Using the data below, copy every line that contains the word "diagram".

-- Start Data for the task --

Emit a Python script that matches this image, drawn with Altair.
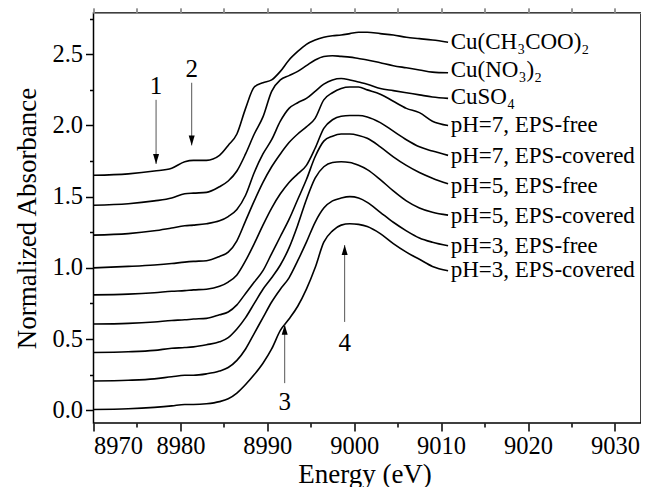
import altair as alt
import pandas as pd

# ---------------- data ----------------
ENERGY = [8970, 8974, 8977, 8979, 8980.5, 8981.5, 8983, 8984.5, 8985.5, 8986.5,
          8987.5, 8988.5, 8989.5, 8990.5, 8991.5, 8992.5, 8993.5, 8994.5, 8995.5,
          8996.5, 8997.5, 8998.5, 8999.5, 9000.5, 9001.5, 9003, 9004.5, 9006,
          9007.5, 9009, 9010.8]

CU_ACETATE = [1.65, 1.66, 1.68, 1.70, 1.745, 1.755, 1.755, 1.79, 1.86, 1.94,
              2.12, 2.27, 2.30, 2.32, 2.38, 2.46, 2.52, 2.57, 2.60,
              2.62, 2.63, 2.635, 2.645, 2.655, 2.655, 2.645, 2.635, 2.62,
              2.61, 2.60, 2.585]
CU_NITRATE = [1.44, 1.45, 1.47, 1.49, 1.52, 1.525, 1.53, 1.57, 1.61, 1.68,
              1.80, 1.94, 2.06, 2.24, 2.32, 2.35, 2.38, 2.42, 2.46,
              2.485, 2.49, 2.485, 2.48, 2.47, 2.46, 2.44, 2.42, 2.405,
              2.39, 2.375, 2.37]
CU_SULFATE = [1.23, 1.24, 1.26, 1.28, 1.295, 1.30, 1.31, 1.33, 1.36, 1.41,
              1.51, 1.67, 1.80, 1.90, 2.03, 2.12, 2.16, 2.19, 2.24,
              2.29, 2.32, 2.33, 2.32, 2.305, 2.29, 2.26, 2.245, 2.23,
              2.215, 2.20, 2.19]
PH7_FREE = [1.00, 1.01, 1.02, 1.03, 1.04, 1.045, 1.05, 1.08, 1.11, 1.19,
            1.33, 1.47, 1.60, 1.71, 1.80, 1.88, 1.94, 1.99, 2.05,
            2.18, 2.23, 2.26, 2.27, 2.27, 2.25, 2.22, 2.17, 2.12,
            2.09, 2.03, 2.00]
PH7_COVERED = [0.81, 0.815, 0.825, 0.835, 0.84, 0.845, 0.85, 0.87, 0.90, 0.95,
               1.05, 1.17, 1.30, 1.42, 1.52, 1.60, 1.66, 1.72, 1.84,
               1.98, 2.04, 2.065, 2.07, 2.07, 2.06, 2.02, 1.96, 1.90,
               1.85, 1.82, 1.79]
PH5_FREE = [0.605, 0.61, 0.62, 0.63, 0.635, 0.64, 0.645, 0.67, 0.69, 0.74,
            0.82, 0.90, 0.98, 1.10, 1.22, 1.34, 1.48, 1.62, 1.78,
            1.89, 1.925, 1.94, 1.94, 1.93, 1.91, 1.85, 1.78, 1.72,
            1.67, 1.63, 1.59]
PH5_COVERED = [0.405, 0.41, 0.42, 0.435, 0.44, 0.445, 0.46, 0.48, 0.51, 0.57,
               0.65, 0.75, 0.85, 0.93, 1.02, 1.14, 1.30, 1.48, 1.63,
               1.71, 1.74, 1.745, 1.74, 1.72, 1.69, 1.62, 1.54, 1.47,
               1.42, 1.39, 1.37]
PH3_FREE = [0.205, 0.21, 0.22, 0.235, 0.245, 0.245, 0.255, 0.275, 0.30, 0.35,
            0.43, 0.54, 0.65, 0.76, 0.85, 0.93, 1.05, 1.18, 1.32,
            1.42, 1.47, 1.49, 1.50, 1.49, 1.46, 1.39, 1.32, 1.26,
            1.21, 1.18, 1.155]
PH3_COVERED = [0.005, 0.01, 0.02, 0.03, 0.04, 0.04, 0.045, 0.06, 0.08, 0.12,
               0.18, 0.25, 0.33, 0.43, 0.56, 0.64, 0.73, 0.85, 1.00,
               1.18, 1.26, 1.30, 1.31, 1.305, 1.29, 1.24, 1.17, 1.11,
               1.06, 1.01, 0.98]

SAMPLES = ["Cu(CH₃COO)₂", "Cu(NO₃)₂", "CuSO₄",
           "pH=7, EPS-free", "pH=7, EPS-covered",
           "pH=5, EPS-free", "pH=5, EPS-covered",
           "pH=3, EPS-free", "pH=3, EPS-covered"]
SERIES = [CU_ACETATE, CU_NITRATE, CU_SULFATE, PH7_FREE, PH7_COVERED,
          PH5_FREE, PH5_COVERED, PH3_FREE, PH3_COVERED]

LABEL_E = 9011.1
LABEL_Y = [2.584, 2.388, 2.198, 2.001, 1.784, 1.573, 1.362, 1.152, 0.985]

ARROW_NUM = ["1", "2", "3", "4"]
ARROW_E = [8977.2, 8981.3, 8992.0, 8998.9]
ARROW_FROM = [2.18, 2.30, 0.19, 0.62]
ARROW_TO = [1.73, 1.86, 0.60, 1.16]
ARROW_DIR = ["down", "down", "up", "up"]
NUM_Y = [2.28, 2.40, 0.06, 0.47]

X_MAJOR = [8970, 8980, 8990, 9000, 9010, 9020, 9030]
X_MINOR = [8975, 8985, 8995, 9005, 9015, 9025]
Y_MAJOR = [0.0, 0.5, 1.0, 1.5, 2.0, 2.5]
Y_MINOR = [0.25, 0.75, 1.25, 1.75, 2.25, 2.75]

FONT = "Liberation Serif"

# ---------------- tables ----------------
rows = []
for name, ys in zip(SAMPLES, SERIES):
    for i, (e, a) in enumerate(zip(ENERGY, ys)):
        rows.append({"sample": name, "E": e, "A": a, "i": i})
curves = pd.DataFrame(rows)

labels = pd.DataFrame({"sample": SAMPLES, "E": [LABEL_E] * len(SAMPLES), "A": LABEL_Y})

arrows = pd.DataFrame({"num": ARROW_NUM, "E": ARROW_E, "y0": ARROW_FROM,
                       "y1": ARROW_TO, "dir": ARROW_DIR, "ny": NUM_Y})

xscale = alt.Scale(domain=[8970, 9033], nice=False, zero=False)
yscale = alt.Scale(domain=[-0.09, 2.79], nice=False, zero=False)

axis_common = dict(domain=False, tickColor="black", tickWidth=1.5,
                   labelFont=FONT, labelFontSize=24.5, labelColor="black",
                   titleFont=FONT, titleFontSize=27, titleColor="black",
                   titleFontWeight="normal", grid=False)

x_major_axis = alt.Axis(values=X_MAJOR, orient="bottom", tickSize=8, labelPadding=3,
                        format="d", title="Energy (eV)", titleX=271, titleY=59,
                        titleBaseline="alphabetic", titleAlign="center",
                        **axis_common)
y_major_axis = alt.Axis(values=Y_MAJOR, orient="left", tickSize=8, labelPadding=3,
                        format=".1f", title="Normalized Absorbance",
                        titleX=-58, titleY=205, titleAngle=270,
                        titleBaseline="alphabetic", titleAlign="center",
                        **axis_common)
x_minor_axis = alt.Axis(values=X_MINOR, orient="bottom", tickSize=4, labels=False,
                        title="", domain=False, tickColor="black", tickWidth=1.5,
                        grid=False)
y_minor_axis = alt.Axis(values=Y_MINOR, orient="left", tickSize=4, labels=False,
                        title="", domain=False, tickColor="black", tickWidth=1.5,
                        grid=False)

lines = alt.Chart(curves).mark_line(color="black", strokeWidth=1.6,
                                    interpolate="monotone").encode(
    x=alt.X("E:Q", scale=xscale, axis=x_major_axis),
    y=alt.Y("A:Q", scale=yscale, axis=y_major_axis),
    detail="sample:N",
    order="i:Q",
)

text_labels = alt.Chart(labels).mark_text(
    align="left", baseline="middle", font=FONT, fontSize=23, color="black"
).encode(
    x=alt.X("E:Q", scale=xscale, axis=x_minor_axis),
    y=alt.Y("A:Q", scale=yscale, axis=y_minor_axis),
    text="sample:N",
)

arrow_lines = alt.Chart(arrows).mark_rule(color="#555555", strokeWidth=1).encode(
    x=alt.X("E:Q", scale=xscale),
    y=alt.Y("y0:Q", scale=yscale),
    y2="y1:Q",
)

HEAD_DOWN = "M0,0L-0.6,-2L0.6,-2Z"
HEAD_UP = "M0,0L-0.6,2L0.6,2Z"
arrow_heads = alt.Chart(arrows).mark_point(filled=True, color="black", opacity=1,
                                           size=100, strokeWidth=0).encode(
    x=alt.X("E:Q", scale=xscale),
    y=alt.Y("y1:Q", scale=yscale),
    shape=alt.Shape("dir:N", scale=alt.Scale(domain=["down", "up"],
                                             range=[HEAD_DOWN, HEAD_UP]),
                    legend=None),
)

arrow_nums = alt.Chart(arrows).mark_text(
    align="center", baseline="middle", font=FONT, fontSize=25, color="black"
).encode(
    x=alt.X("E:Q", scale=xscale),
    y=alt.Y("ny:Q", scale=yscale),
    text="num:N",
)

chart = alt.layer(lines, text_labels, arrow_lines, arrow_heads, arrow_nums).resolve_axis(
    x="independent", y="independent"
).properties(
    width=547.5, height=410,
    autosize=alt.AutoSizeParams(type="none"),
    padding={"left": 85.5, "top": 5, "right": 0, "bottom": 64},
    background="white",
).configure_view(stroke="black", strokeWidth=1.5)

chart.save("out.html", embed_options={"renderer": "svg", "actions": False})
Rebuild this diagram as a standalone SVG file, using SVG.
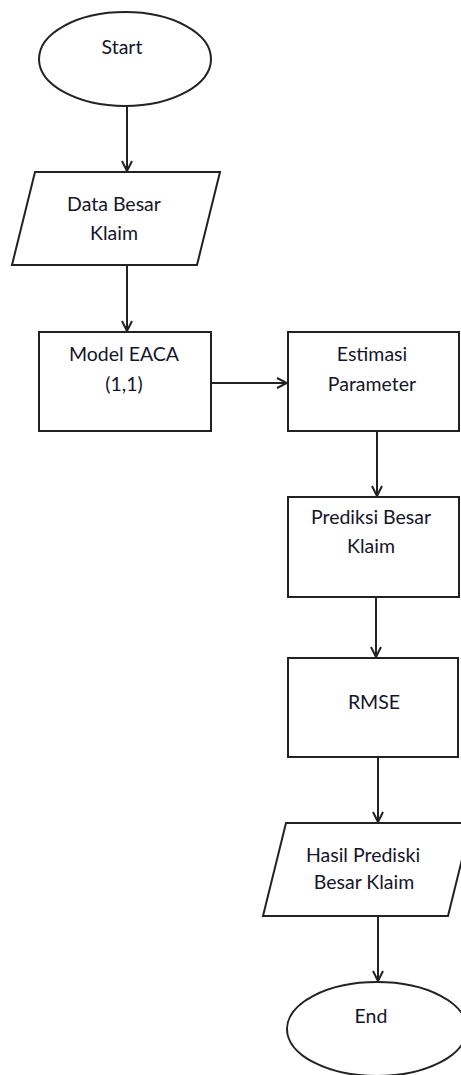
<svg xmlns="http://www.w3.org/2000/svg" width="461" height="1075" viewBox="0 0 461 1075">
<style>
.s{fill:#fff;stroke:#222;stroke-width:2}
.t{font-family:Lato,"Open Sans","Liberation Sans",sans-serif;font-size:19.5px;fill:#15152a;text-anchor:middle}
.c{fill:none;stroke:#222;stroke-width:2}
</style>
<defs>
<marker id="a" viewBox="0 0 12 12" refX="11" refY="6" markerWidth="12" markerHeight="12" markerUnits="userSpaceOnUse" orient="auto">
<path d="M1,1 L11,6 L1,11" fill="none" stroke="#222" stroke-width="2"/>
</marker>
</defs>
<rect width="461" height="1075" fill="#fff"/>
<g id="connectors">
<path class="c" d="M127,107 V171" marker-end="url(#a)"/>
<path class="c" d="M127,265 V331" marker-end="url(#a)"/>
<path class="c" d="M211,383 H287" marker-end="url(#a)"/>
<path class="c" d="M377,431 V496" marker-end="url(#a)"/>
<path class="c" d="M376,597 V657" marker-end="url(#a)"/>
<path class="c" d="M378,757 V822" marker-end="url(#a)"/>
<path class="c" d="M378,916 V981" marker-end="url(#a)"/>
</g>
<g id="start">
<ellipse class="s" cx="125" cy="59" rx="86" ry="47"/>
<text class="t" x="122" y="54">Start</text>
</g>
<g id="data">
<polygon class="s" points="35,172 220,172 197,265 12,265"/>
<text class="t" x="114" y="211">Data Besar</text>
<text class="t" x="114" y="240">Klaim</text>
</g>
<g id="model">
<rect class="s" x="39" y="332" width="172" height="99"/>
<text class="t" x="124" y="361">Model EACA</text>
<text class="t" x="124" y="391">(1,1)</text>
</g>
<g id="estimasi">
<rect class="s" x="288" y="332" width="171" height="99"/>
<text class="t" x="372" y="361">Estimasi</text>
<text class="t" x="372" y="391">Parameter</text>
</g>
<g id="prediksi">
<rect class="s" x="288" y="497" width="171" height="100"/>
<text class="t" x="371" y="524">Prediksi Besar</text>
<text class="t" x="371" y="553">Klaim</text>
</g>
<g id="rmse">
<rect class="s" x="288" y="658" width="170" height="99"/>
<text class="t" x="374" y="709">RMSE</text>
</g>
<g id="hasil">
<polygon class="s" points="286,823 471,823 448,916 263,916"/>
<text class="t" x="363" y="862">Hasil Prediski</text>
<text class="t" x="364" y="889">Besar Klaim</text>
</g>
<g id="end">
<ellipse class="s" cx="377" cy="1029" rx="90" ry="47"/>
<text class="t" x="371" y="1023">End</text>
</g>
</svg>
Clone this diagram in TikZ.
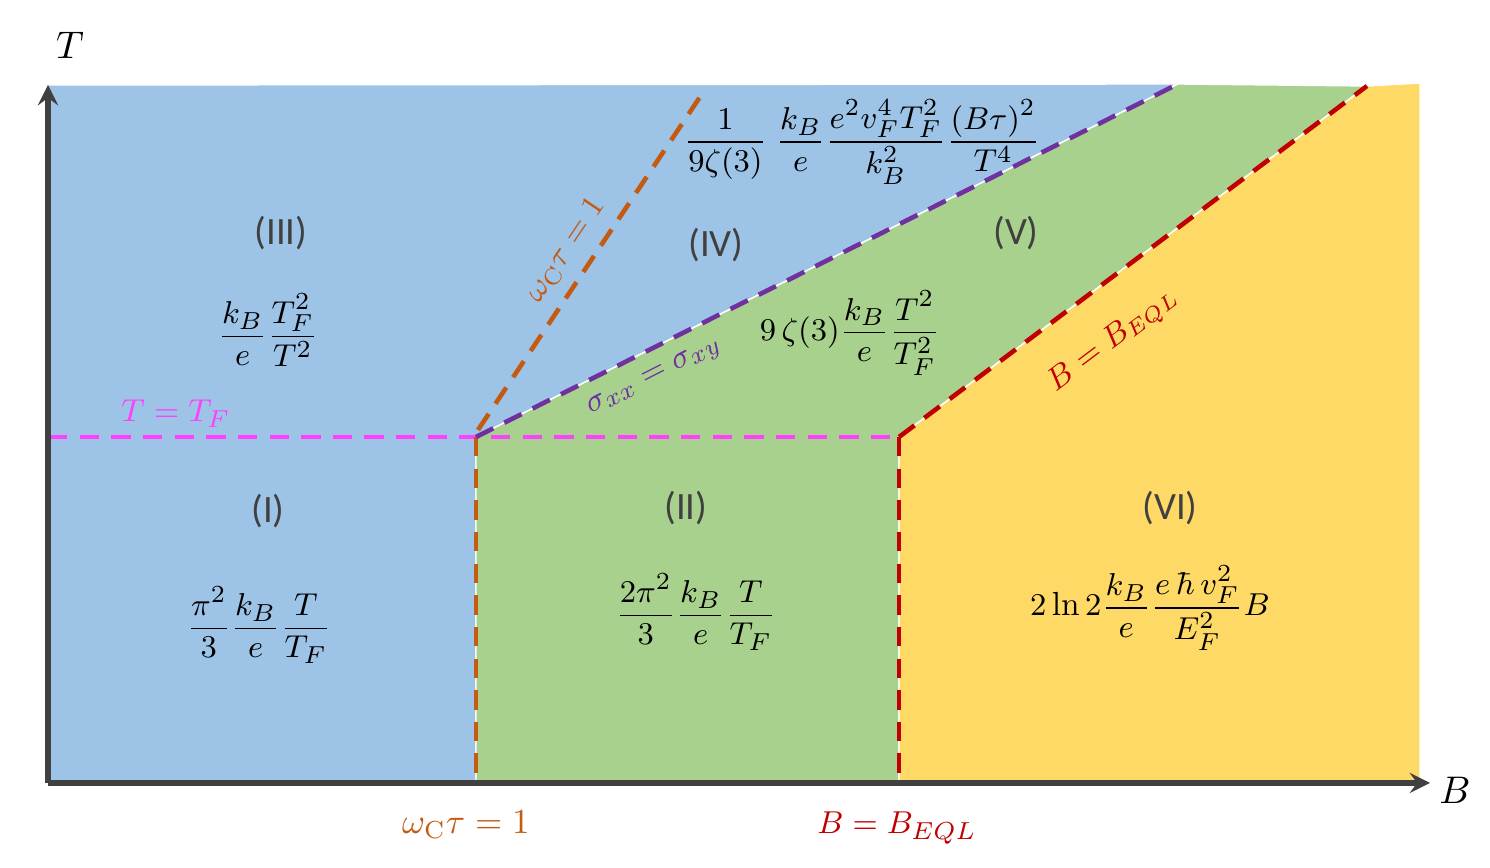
\documentclass[tikz,border=0pt]{standalone}
\usepackage{amsmath}
\usepackage{fontspec}
\newfontfamily\regfont{Carlito}
\usetikzlibrary{arrows.meta}
\tikzset{>=stealth}
\definecolor{regblue}{HTML}{9DC3E6}
\definecolor{reggreen}{HTML}{A9D18E}
\definecolor{regyellow}{HTML}{FFD966}
\definecolor{axgray}{HTML}{404040}
\definecolor{lnorange}{HTML}{C55A11}
\definecolor{lnpink}{HTML}{FF40FF}
\definecolor{lnpurple}{HTML}{7030A0}
\definecolor{lnred}{HTML}{C00000}
\tikzset{
  bound/.style={line width=1.3pt, dash pattern=on 5.5pt off 3.5pt},
  reglabel/.style={font=\regfont\fontsize{11}{13}\selectfont, text=axgray, inner sep=1pt},
  formula/.style={font=\fontsize{9.5}{11}\selectfont, inner sep=1pt}
}

\begin{document}
\begin{tikzpicture}[x=0.01cm,y=-0.01cm]
		\useasboundingbox (0,0) rectangle (1490,868);
		% corner points of the regions
		\coordinate (O) at (48,783);
		\coordinate (wt) at (476,437);
		\coordinate (bq) at (899,437);
		\coordinate (wttop) at (706,88);
		\coordinate (sgtop) at (1178,84);
		\coordinate (bqtop) at (1367,86);
		% regions
		\fill[regblue, draw=white, thin] (48,85) -- (sgtop) -- (wt) -- (476,783) -- (O) -- cycle;
		\fill[reggreen, draw=white, thin] (wt) -- (sgtop) -- (bqtop) -- (bq) -- (899,783) -- (476,783) -- cycle;
		\fill[regyellow, draw=white, thin] (bq) -- (bqtop) -- (1420,83) -- (1420,783) -- (899,783) -- cycle;
		% boundaries
		\draw[bound, lnpink] (48,437) -- (bq);
		\draw[bound, lnorange] (wt) -- (476,783);
		\draw[bound, lnorange] (478,430) -- (wttop);
		\draw[bound, lnpurple] (wt) -- (sgtop);
		\draw[bound, lnred] (bq) -- (899,783);
		\draw[bound, lnred] (bq) -- (bqtop);
		% axes
		\draw[->, line width=1.5pt, axgray] (O) -- (48,85);
		\draw[->, line width=1.5pt, axgray] (O) -- (1430,783);
		\node[formula, font=\fontsize{10.5}{12}\selectfont] (Tax) at (70,45) {$T$};
		\node[formula, font=\fontsize{10.5}{12}\selectfont] (Bax) at (1455,790) {$B$};
		% region labels
		\node[reglabel] (rIII) at (281,233) {(III)};
		\node[reglabel] (rIV) at (716,245) {(IV)};
		\node[reglabel] (rV) at (1016,233) {(V)};
		\node[reglabel] (rI) at (268,511) {(I)};
		\node[reglabel] (rII) at (686,508) {(II)};
		\node[reglabel] (rVI) at (1170,508) {(VI)};
		% formulas
		\node[formula] (fIII) at (268,330) {$\dfrac{k_B}{e}\dfrac{T_F^2}{T^2}$};
		\node[formula] (fIV) at (862,142) {$\dfrac{1}{9\zeta(3)}\;\dfrac{k_B}{e}\dfrac{e^2v_F^4T_F^2}{k_B^2}\dfrac{(B\tau)^2}{T^4}$};
		\node[formula] (fV) at (850,333) {$9\,\zeta(3)\dfrac{k_B}{e}\dfrac{T^2}{T_F^2}$};
		\node[formula] (fI) at (259,625) {$\dfrac{\pi^2}{3}\dfrac{k_B}{e}\dfrac{T}{T_F}$};
		\node[formula] (fII) at (696,612) {$\dfrac{2\pi^2}{3}\dfrac{k_B}{e}\dfrac{T}{T_F}$};
		\node[formula] (fVI) at (1150,608) {$2\ln 2\dfrac{k_B}{e}\dfrac{e\,\hbar\,v_F^2}{E_F^2}B$};
		% line labels
		\node[formula, text=lnpink] (lTF) at (176,414) {$T=T_F$};
		\node[formula, text=lnorange, rotate=56] (lwt) at (566,250) {$\omega_{\mathrm{C}}\tau=1$};
		\node[formula, text=lnpurple, rotate=27] (lsg) at (655,378) {$\sigma_{xx}=\sigma_{xy}$};
		\node[formula, text=lnred, rotate=37, font=\fontsize{9}{11}\selectfont] (lbq) at (1113,340) {$B=B_{EQL}$};
		\node[formula, text=lnorange, font=\fontsize{10}{12}\selectfont] (bwt) at (466,825) {$\omega_{\mathrm{C}}\tau=1$};
		\node[formula, text=lnred, font=\fontsize{9.5}{12}\selectfont] (bbq) at (897,828) {$B=B_{EQL}$};
	\end{tikzpicture}
\end{document}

-- End Data for the task --

- Response to this exercise
Rebuild this diagram as a standalone SVG file, using SVG.
Clone this diagram in TikZ.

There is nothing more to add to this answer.